If under linux, hit Ctrl-Z and stop the running process. Type "fg" to bring it back and start where you stopped it.
You can use signal to catch the event. This is a mockup of a parser than can catch CTRL-C on windows and stop parsing:
import signal, tme, sys
def onInterupt(signum, frame):
raise Interupted()
try:
#windows
signal.signal(signal.CTRL_C_EVENT, onInterupt)
except:
pass
class Interupted(Exception): pass
class InteruptableParser(object):
def __init__(self, previous_parsed_lines=0):
self.parsed_lines = previous_parsed_lines
def _parse(self, line):
# do stuff
time.sleep(1) #mock up
self.parsed_lines += 1
print 'parsed %d' % self.parsed_lines
def parse(self, filelike):
for line in filelike:
try:
self._parse(line)
except Interupted:
print 'caught interupt'
self.save()
print 'exiting ...'
sys.exit(0)
def save(self):
# do what you need to save state
# like write the parse_lines to a file maybe
pass
parser = InteruptableParser()
parser.parse([1,2,3])
Can't test it though as I'm on linux at the moment.
The way I'd do it:
Puty the actual processing code in a class, and on that class I'd implement the Pickle protocol (http://docs.python.org/library/pickle.html ) (basically, write proper __getstate__ and __setstate__ functions)
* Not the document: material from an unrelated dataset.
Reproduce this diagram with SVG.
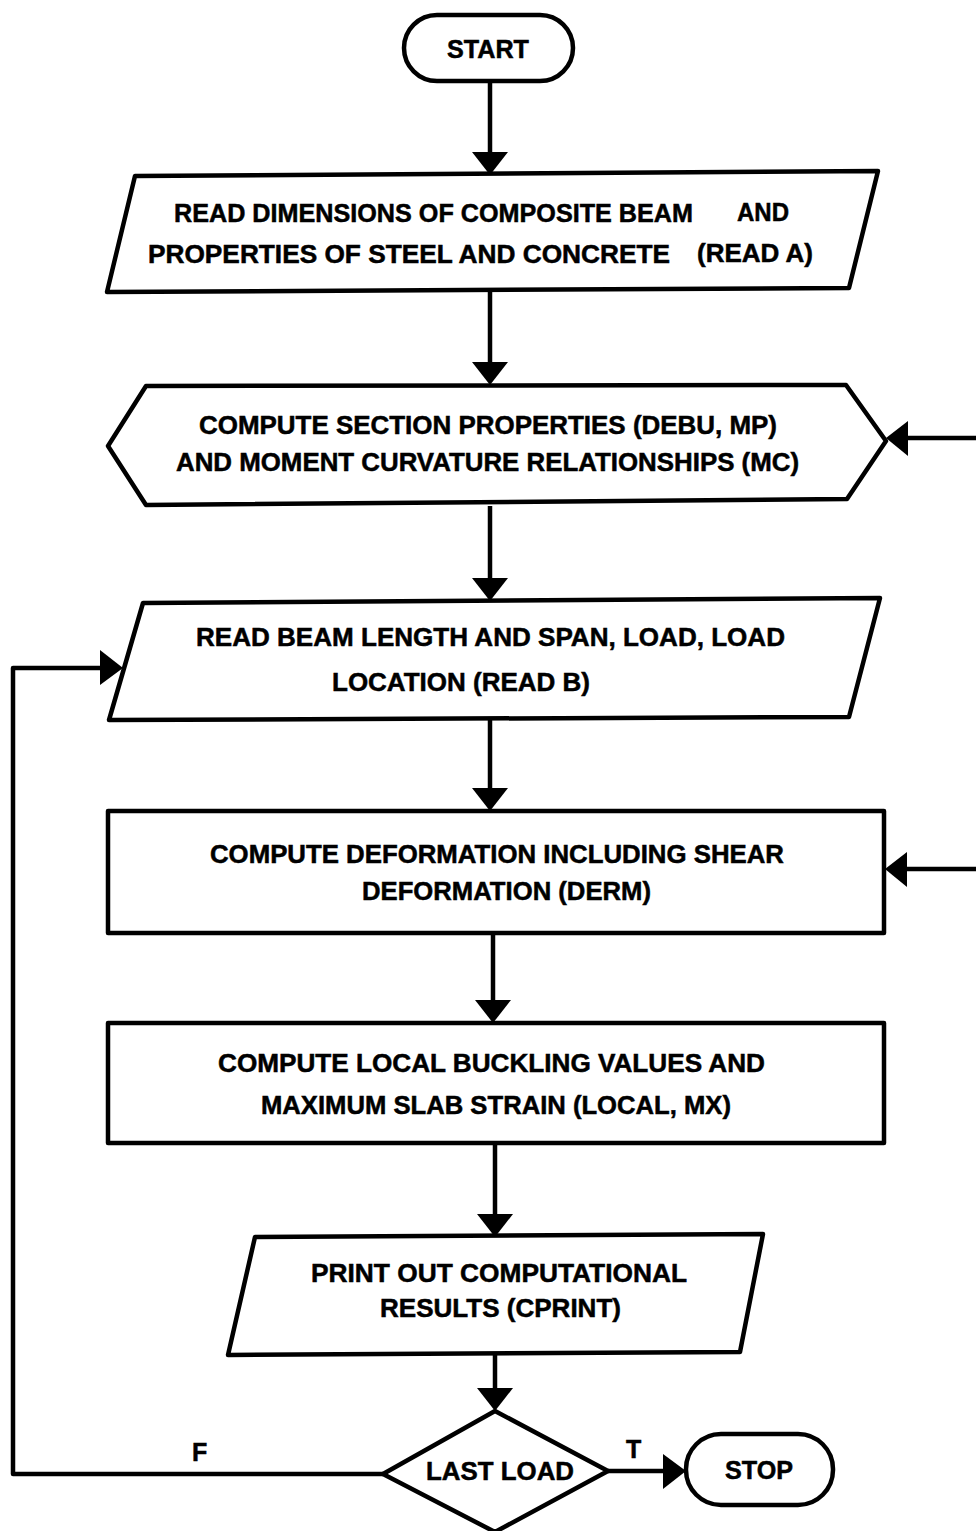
<svg xmlns="http://www.w3.org/2000/svg" width="976" height="1531" viewBox="0 0 976 1531">
<style>
.s{fill:#fff;stroke:#000;stroke-width:4.5;stroke-linejoin:round}
.c{fill:none;stroke:#000;stroke-width:4.5;stroke-linejoin:round}
.h{fill:#000;stroke:none}
text{font-family:"Liberation Sans",Arial,sans-serif;font-weight:bold;font-size:25px;fill:#000;stroke:#000;stroke-width:0.5}
</style>
<rect width="976" height="1531" fill="#fff"/>
<g id="connectors">
<path class="c" d="M490 81V155"/><polygon class="h" points="472,152 508,152 490,175"/>
<path class="c" d="M490 290V365"/><polygon class="h" points="472,362 508,362 490,385"/>
<path class="c" d="M490 506V580"/><polygon class="h" points="472,578 508,578 490,601"/>
<path class="c" d="M490 720V791"/><polygon class="h" points="472,788 508,788 490,811"/>
<path class="c" d="M493 933V1003"/><polygon class="h" points="475,1000 511,1000 493,1023"/>
<path class="c" d="M495 1143V1216"/><polygon class="h" points="477,1214 513,1214 495,1237"/>
<path class="c" d="M495 1353V1390"/><polygon class="h" points="477,1388 513,1388 495,1411"/>
<path class="c" d="M608 1471H666"/><polygon class="h" points="663,1454 663,1489 686,1471"/>
<path class="c" d="M383 1474H13V668H102"/><polygon class="h" points="100,650 100,685 123,668"/>
<path class="c" d="M976 438H905"/><polygon class="h" points="908,421 908,456 886,438"/>
<path class="c" d="M976 869H905"/><polygon class="h" points="907,852 907,887 885,869"/>
<text x="192" y="1461">F</text>
<text x="626" y="1458">T</text>
</g>
<g id="start">
<rect class="s" x="404" y="15" width="169" height="66" rx="33"/>
<text x="447" y="58" textLength="82" lengthAdjust="spacingAndGlyphs">START</text>
</g>
<g id="readA">
<polygon class="s" points="135,176 878,171 849,288 107,292"/>
<text x="174" y="222" textLength="519" lengthAdjust="spacingAndGlyphs">READ DIMENSIONS OF COMPOSITE BEAM</text>
<text x="737" y="221" textLength="52" lengthAdjust="spacingAndGlyphs">AND</text>
<text x="148" y="263" textLength="522" lengthAdjust="spacingAndGlyphs">PROPERTIES OF STEEL AND CONCRETE</text>
<text x="697" y="262" textLength="116" lengthAdjust="spacingAndGlyphs">(READ A)</text>
</g>
<g id="section">
<polygon class="s" points="108,446 146,386 846,385 886,441 847,499 146,505"/>
<text x="199" y="434" textLength="578" lengthAdjust="spacingAndGlyphs">COMPUTE SECTION PROPERTIES (DEBU, MP)</text>
<text x="176" y="471" textLength="623" lengthAdjust="spacingAndGlyphs">AND MOMENT CURVATURE RELATIONSHIPS (MC)</text>
</g>
<g id="readB">
<polygon class="s" points="143,603 880,598 849,717 109,720"/>
<text x="196" y="646" textLength="589" lengthAdjust="spacingAndGlyphs">READ BEAM LENGTH AND SPAN, LOAD, LOAD</text>
<text x="332" y="691" textLength="258" lengthAdjust="spacingAndGlyphs">LOCATION (READ B)</text>
</g>
<g id="derm">
<rect class="s" x="108" y="811" width="776" height="122"/>
<text x="210" y="863" textLength="574" lengthAdjust="spacingAndGlyphs">COMPUTE DEFORMATION INCLUDING SHEAR</text>
<text x="362" y="900" textLength="289" lengthAdjust="spacingAndGlyphs">DEFORMATION (DERM)</text>
</g>
<g id="local">
<rect class="s" x="108" y="1023" width="776" height="120"/>
<text x="218" y="1072" textLength="547" lengthAdjust="spacingAndGlyphs">COMPUTE LOCAL BUCKLING VALUES AND</text>
<text x="261" y="1114" textLength="470" lengthAdjust="spacingAndGlyphs">MAXIMUM SLAB STRAIN (LOCAL, MX)</text>
</g>
<g id="cprint">
<polygon class="s" points="255,1237 763,1234 740,1352 228,1355"/>
<text x="311" y="1282" textLength="376" lengthAdjust="spacingAndGlyphs">PRINT OUT COMPUTATIONAL</text>
<text x="380" y="1317" textLength="241" lengthAdjust="spacingAndGlyphs">RESULTS (CPRINT)</text>
</g>
<g id="lastload">
<polygon class="s" points="495,1411 608,1471 495,1532 383,1474"/>
<text x="426" y="1480" textLength="148" lengthAdjust="spacingAndGlyphs">LAST LOAD</text>
</g>
<g id="stop">
<rect class="s" x="686" y="1434" width="147" height="71" rx="35"/>
<text x="725" y="1479" textLength="68" lengthAdjust="spacingAndGlyphs">STOP</text>
</g>
</svg>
This class would accept the filename, keep the open file, and the CSV reader instance as instance members. The __getstate__ method would save the current file position, and setstate would reopen the file, forward it to the proper position, and create a new reader.
I'd perform the actuall work in an __iter__ method, that would yeld to an external function after each line was processed.
This external function would run a "main loop" monitoring input for interrupts (sockets, keyboard, state of an specific file on the filesystem, etc...) - everything being quiet, it would just call for the next iteration of the processor. If an interrupt happens, it would pickle the processor state to an specific file on disk.
When startingm the program just has to check if a there is a saved execution, if so, use pickle to retrieve the executor object, and resume the main loop.
Here goes some (untested) code - the iea is simple enough:
from cPickle import load, dump
import csv
import os, sys
SAVEFILE = "running.pkl"
STOPNOWFILE = "stop.now"
class Processor(object):
def __init__(self, filename):
self.file = open(filename, "rt")
self.reader = csv.reader(self.file)
def __iter__(self):
for line in self.reader():
# do stuff
yield None
def __getstate__(self):
return (self.file.name, self.file.tell())
def __setstate__(self, state):
self.file = open(state[0],"rt")
self.file.seek(state[1])
self.reader = csv.reader(self.File)
def check_for_interrupts():
# Use your imagination here!
# One simple thing would e to check for the existence of an specific file
# on disk.
# But you go all the way up to instantiate a tcp server and listen to
# interruptions on the network
if os.path.exists(STOPNOWFILE):
return True
return False
def main():
if os.path.exists(SAVEFILE):
with open(SAVEFILE) as savefile:
processor = load(savefile)
os.unlink(savefile)
else:
#Assumes the name of the .csv file to be passed on the command line
processor = Processor(sys.argv[1])
for line in processor:
if check_for_interrupts():
with open(SAVEFILE, "wb") as savefile:
dump(processor)
break
if __name__ == "__main__":
main()
My Complete Code
I followed the advice of #jsbueno with a flag - but instead of another file, I kept it within the class as a variable:
I create a class - when I call it asks for ANY input and then begins another process doing my work. As its looped - if I were to press a key, the flag is set and only checked when the loop is called for my next parse. Thus I don't kill the current action.
Adding a process flag in the database for each object from the data I'm calling means I can start this any any time and resume where I left off.
class MultithreadParsing(object):
process = None
process_flag = True
def f(self):
print "\nMultithreadParsing has started\n"
while self.process_flag:
''' get my object from database '''
legacy = LegacyData.objects.filter(parsed=False)[0:1]
if legacy:
print "Processing: %s %s" % (legacy[0].name, legacy[0].disc_number)
for l in legacy:
''' ... Do what I want it to do ...'''
sleep(1)
else:
self.process_flag = False
print "Nothing to parse"
def __init__(self):
self.process = Process(target=self.f)
self.process.start()
print self.process
a = raw_input("Press any key to stop \n")
print "\nKILL FLAG HAS BEEN SENT\n"
if a:
print "\nKILL\n"
self.process_flag = False
Thanks for all you help guys (especially yours #jsbueno) - if it wasn't for you I wouldn't have got this class idea.